Why did you write your first book ‘The Hare with Amber Eyes’, a memoir about your family?

To understand inheritance, what I’ve been given and where I come from. The key is that I’ve been given objects, because objects matter so powerfully to me. It’s a book about memory through touch, about obsession and collecting, and families. At its heart is an attempt to recover a lost history.

Then you wrote ‘The White Road’ about your craft as a ceramicist. Why?

Also an attempt to understand who I am, it’s a pilgrimage about my beginnings, and why for almost 50 years I’ve been making white pots. It’s ridiculous. A middle aged man, doing this since the age of five! Why am I still wanting to go to my studio and make white porcelain?

“My art is using the idea of the vessel and abstracting, making it into poetry. ”

breathturn, I, 2013.  Installation view at Gagosian, 980 Madison Ave, NY.
© Edmund de Waal. Courtesy Gagosian. Photo: Rob McKeever

Do you fit perfectly with Giorgio Morandi, an artist obsessed by bottles and pots?

Morandi takes the bottles and jars of a kitchen cupboard, and spends enough time, a lifetime, returning and returning to them in different lights, in different shadows, in different configurations. That idea of obsessive return, of trying to understand something by looking at it incredibly hard, seems to me fantastic.

Does your pottery change all the time?

They are basically simple vessels. Like Morandi, they are just a simple form, porcelain cylinders.

Is it that white pots are so aesthetically to your taste that you can’t make red ones?

No. I also may do black pots. The reason that I return and return to this simple white pot is that it gets more complicated for me.

Why?

Whiteness is very peculiar; a color of effacement, a color of deletion, the color of the infinite. A color which works in metaphysical as well as aesthetic ways. This isn’t about taste, it’s about ideas. White is an idea, as much as it’s a series of colors.

What are you making?

I’m making poems. My art is using the idea of the vessel and abstracting, making it into poetry. I’m making things come together in particular ways which have groups and pauses and silences and repetitions. It’s a new art coming from an old tradition. What I’m not doing is making crockery.

Are you never tempted to experiment in other colors?

In my studio there are something like a thousand different whites. I’ve got a similar number of black glazes as well. Am I interested in purple? No. It’s not about taste, not about good manners, not about minimalism, and not about style. It’s about ideas.

Is there a political statement for or against something in your work?

Why I make things and where I put my work is very political. Last year I did two serious exhibitions, one about memory, working with the Walter Benjamin archive in Berlin. The second, an exhibition I curated in the Kunsthistorisches Museum. Vienna is complicated for me, where all my Jewish family lived, were exiled from, and killed. An invitation from Vienna to make work is in itself political. I’ve just been in the ghetto in Venice, working on a project for the Biennale.

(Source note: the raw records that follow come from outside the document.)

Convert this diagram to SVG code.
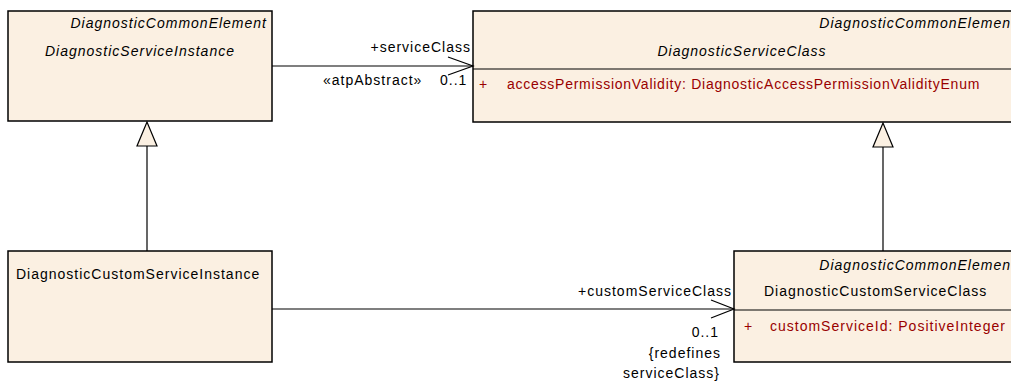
<svg xmlns="http://www.w3.org/2000/svg" width="1011" height="383" viewBox="0 0 1011 383">
<style>
.box{fill:#FBF0E2;stroke:#000;stroke-width:1.5}
.ln{stroke:#000;stroke-width:1.2;fill:none}
text{font-family:"Liberation Sans",Arial,sans-serif;font-size:14px;letter-spacing:1px;fill:#000}
.it{font-style:italic}
.attr{fill:#990000}
.nar{letter-spacing:0.75px}
.r{text-anchor:end}
.m{text-anchor:middle}
.tri{fill:#FBF0E2;stroke:#000;stroke-width:1.2}
</style>
<g id="DiagnosticServiceInstance">
<rect class="box" x="8" y="11" width="264" height="110"/>
<text class="it r" x="267" y="28">DiagnosticCommonElement</text>
<text class="it" x="45" y="56">DiagnosticServiceInstance</text>
</g>
<g id="DiagnosticServiceClass">
<rect class="box" x="473" y="11" width="560" height="111"/>
<line class="ln" x1="473" y1="69" x2="1011" y2="69"/>
<text class="it r" x="1011" y="28">DiagnosticCommonElemen</text>
<text class="it m" x="742" y="56">DiagnosticServiceClass</text>
<text class="attr" x="479" y="89">+</text>
<text class="attr nar" x="507" y="89">accessPermissionValidity: DiagnosticAccessPermissionValidityEnum</text>
</g>
<g id="DiagnosticCustomServiceInstance">
<rect class="box" x="8" y="251" width="264" height="111"/>
<text x="16" y="279">DiagnosticCustomServiceInstance</text>
</g>
<g id="DiagnosticCustomServiceClass">
<rect class="box" x="734" y="251" width="300" height="111"/>
<line class="ln" x1="734" y1="310" x2="1011" y2="310"/>
<text class="it r" x="1011" y="270">DiagnosticCommonElemen</text>
<text x="764" y="296">DiagnosticCustomServiceClass</text>
<text class="attr" x="744" y="331">+</text>
<text class="attr" x="770" y="331">customServiceId: PositiveInteger</text>
</g>
<g id="connectors">
<line class="ln" x1="272" y1="66" x2="473" y2="66"/>
<polyline class="ln" points="448,57 473,66 448,75"/>
<text class="r" x="471" y="52">+serviceClass</text>
<text x="323" y="85">«atpAbstract»</text>
<text x="440" y="85">0..1</text>
<line class="ln" x1="272" y1="309" x2="734" y2="309"/>
<polyline class="ln" points="711,300 734,309 711,318"/>
<text class="r" x="732" y="296">+customServiceClass</text>
<text class="r" x="719" y="337">0..1</text>
<text class="r" x="721" y="358">{redefines</text>
<text class="r" x="720" y="378">serviceClass}</text>
<line class="ln" x1="147" y1="146" x2="147" y2="251"/>
<polygon class="tri" points="147,122 137,146 157,146"/>
<line class="ln" x1="883" y1="147" x2="883" y2="251"/>
<polygon class="tri" points="883,123 873,147 893,147"/>
</g>
</svg>
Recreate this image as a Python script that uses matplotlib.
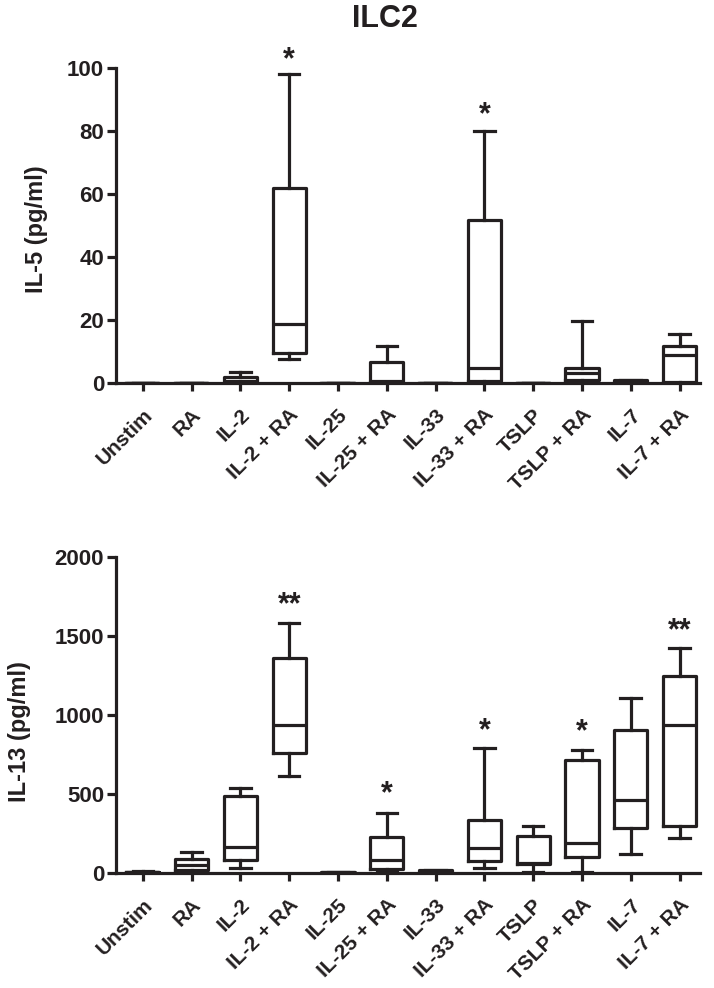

Are you creating ceramics from the ashes of the Holocaust and your Jewish family heritage?  

Making something both historically resonant and literate, and completely new, you’re always moving towards loss, towards the fragmentary, towards the unsayable. Increasingly I come back to the impossibility of art. You need to do something and you know you’re going to fail, but you’ve got to keep going against the backdrop of real, profound complexity. I understand less as I get older about why I am doing it.

Is it that you use white clay in your pottery as a metaphor to express yourself?

Yes. Absolutely.

“In my 50s I’m beginning to do the things that I would like to do with my métier.”

After a long training, have you now learnt the craft so well that you can truly express yourself?

After training and repeated playing of a particular piece of music, musicians inhabit the music differently and are in the music in a particular way. The training to use clay and learn the whole art of ceramics meant decades; an old fashioned apprenticeship where you throw on a potter’s wheel 20,000 pots, again and again and again.  It’s a skill that you have to learn in lots of places. I learnt it here, I learnt it in Japan, in China. In my 50s I’m beginning to do the things that I would like to do with my métier.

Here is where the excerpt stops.